Rehoming him was not an option. He was a time-bomb waiting to go off. The next time it could have been a child. I wouldn’t wish what I went through on anyone. Keeping him was no longer an option for me either. My nerves were shot. I no longer trusted him, and I was now afraid of him. That’s not a good combination.  This was the hardest decision I’ve ever had to make, and I did not make it lightly.

I used to believe that all dogs could be saved. They just needed time, love, training and patience. Between what happened with Abbot and what I’ve witnessed in my rescue work since then, my opinion on this changed. I have a new found respect for what dogs are capable of doing.  Some dogs will just never fully adjust to living harmoniously in our world. It’s been a hard pill to swallow.

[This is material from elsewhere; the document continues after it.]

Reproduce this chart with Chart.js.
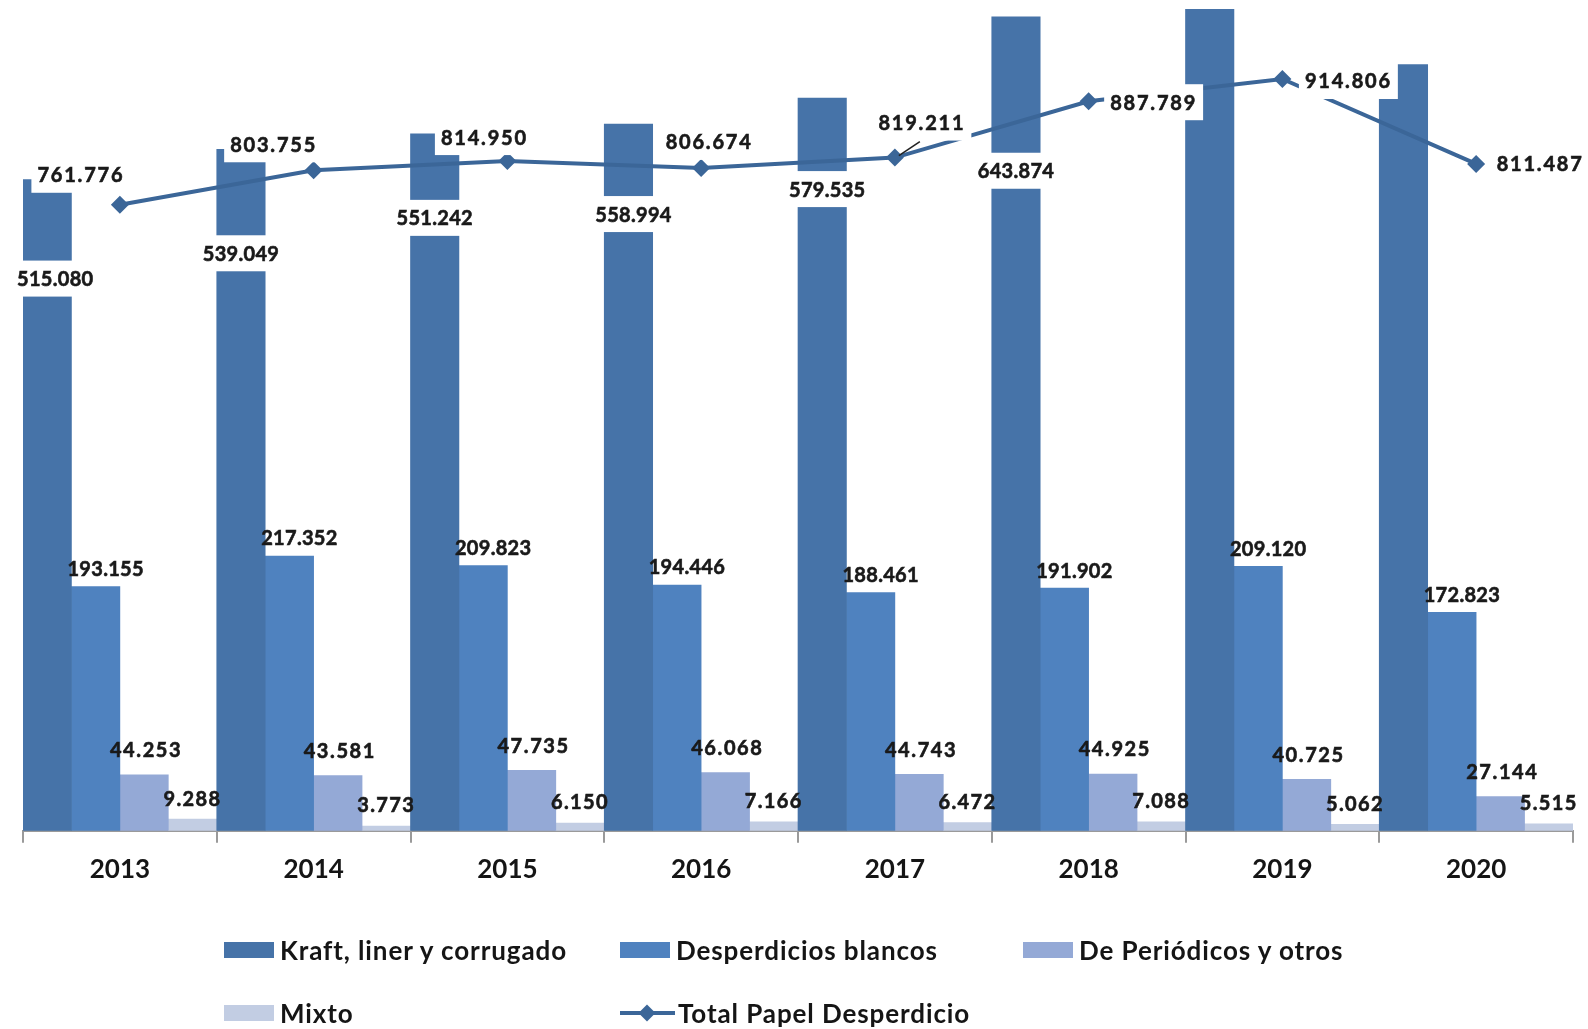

This all happened 6 years ago. I’ve learned a lot about animal behavior and options for aggressive dogs since then. If I had known then some of what I know now, I might have handled things differently. Would it have made a difference? Obviously there’s no way to know that now. I made the decision that I felt was the best one at the time for him, for my family and for the public in general.

I’m sure there are many of you out there that will disagree with my decision to euthanize him, and feel he had a right to live out his life. I understand where you are coming from. If I had not gone through this myself, I would be feeling the same way. The only thing I can say is this, until you can walk a mile in my shoes, you really have no idea how you would handle the same situation if the roles were reversed. I hope you never have to walk a mile in my shoes.